- Genre: Romantic comedy
- Created by: Arah Jell Badayos
- Written by: Chie Floresca; Akeem del Rosario;
- Directed by: Raz de la Torre
- Starring: Kaori Oinuma; Jeremiah Lisbo; Karina Bautista;
- Opening theme: "Biglaan" by Belle Mariano
- Composer: Trisha Denise
- Country of origin: Philippines
- Original language: Filipino
- No. of episodes: 13

Production
- Executive producers: Carlo Katigbak; Cory Vidanes; Laurenti Dyogi; Jamie Lopez;
- Production company: RCD Narratives

Original release
- Network: YouTube
- Release: October 18 – November 29, 2024

= Halfmates =

Philippine streaming television miniseries

Halfmates is a Philippine romantic comedy web series directed by Raz de la Torre. This series top-billed by Kaori Oinuma and Jeremiah Lisbo, premiered on October 18, 2024, on ABS-CBN Entertainment YouTube channel.

==Premise==
Dani who is a former OFW, and James an introvert guy, have their lives intertwined after finding out that they were scammed in a double sale of their dream house.

==Cast and characters==
===Main cast===
- Kaori Oinuma as Daniela "Dani" Del Rosario - a young and sunny former OFW working as a nurse in New Zealand. She is also a streamer and content creator.
- Jeremiah Lisbo as James Florendo - a workaholic Accountant, an introvert and structured guy.
- Karina Bautista as Joane, James officemate and girlfriend

===Supporting cast.===
- Peewee O'Hara as mama Siony, Dani's grandmother
- Archie Adamos as Dani's father
- Marnie Lapus as Dani's mother
- Pamu Pamorada as Dani's older sister
- Mimi Orara as Nay Hara Kupitan, the one who sold the house to Dani and wife of Bebong.
- Raul Montessa as Robert "Bebong" Kupitan, James' client and the one who sold him the house.
- Batit Espiritu as son of Hara and Bebong Kupitan
- Markus Paterson as Gary Salcedo

===Cameo/Guest cast===
- Karenina Sual as Dani's colleague/ fellow nurse in Auckland Pediatrics (ep.1)
- Regine Roda as waitress in Dani's snack bar (eps. 6, 8 and 13)
- William Morano Jr. as passerby (ep. 5)
- Art Hermida as passerby (ep. 5)

== Episodes ==

| No. | Title | Original air date |
| 1 | "Scammed" | October 18, 2024 |
Dani and James, two strangers with very different personalities, move into the same house and quickly discover they've been scammed.
| 2 | "Double Sale" | October 22, 2025 |
Dani and James agree to share the house until they can find the couple who scammed them and settle the matter.
| 3 | "House Rules" | October 25, 2025 |
Dani agrees to live with James, but things get tense when she decides to put up a snack bar in the garden.
| 4 | "It's Complicated!" | October 29, 2025 |
Dani's family visits, creating awkwardness as Dani convinces them that James is just her snack bar manager.
| 5 | "Road Trip" | November 5, 2025 |
Dani and James attempt to find the couple who scammed them but end up bonding over a series of unfortunate events.
| 6 | "Out of the Bag" | November 5, 2025 |
Joane confronts James about living with Dani.
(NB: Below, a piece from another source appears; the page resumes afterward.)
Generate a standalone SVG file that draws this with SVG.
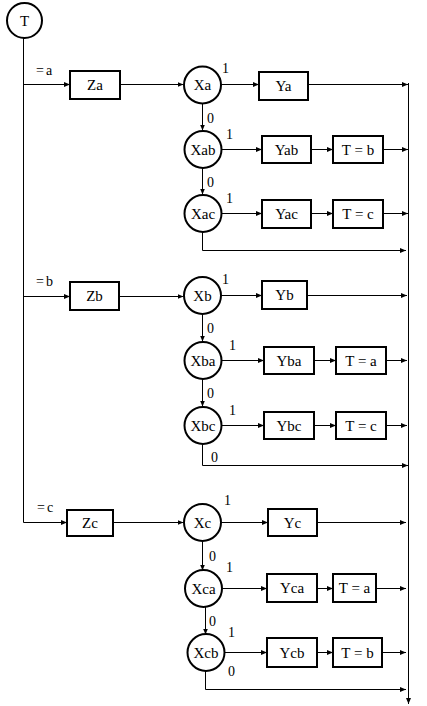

Meanwhile, Dani focuses on launching her new snack bar despite the drama.
| 7 | "Making Up" | November 8, 2025 |
Dani and James are forced to keep up pretenses when Mama Siony drops by unannounced. Later, Mama Siony reveals that she knows their secret and asks them if they've given much thought to what happens when their situation is resolved.
| 8 | "A New Housemate" | November 15, 2025 |
Joane moves in, causing tension among the housemates.
| 9 | "Realizations" | November 19, 2025 |
Dani is forced to confront her feelings for James and realizes she must ignore them so James and Joane can fix their relationship.
| 10 | "New House Rules" | November 19, 2025 |
Dani stays away from James and Joane as they work on their relationship. However, she ends up witnessing Joane kissing another guy.
| 11 | "Unpacking Feelings" | November 22, 2025 |
When James returns to find Joane gone, Dani and James must deal with the third buyer claiming the house while also confronting their feelings for each other.
| 12 | "NGL, Falling 4 U" | November 25, 2025 |
James breaks up with Joane. As he prepares to leave the house for good, Dani wrestles with her feelings for James.
| 13 | "Housemates No More" | February 5, 2025 |
As Dani struggles with her feelings for James, he surprises her at the snack bar, revealing his real feelings for her.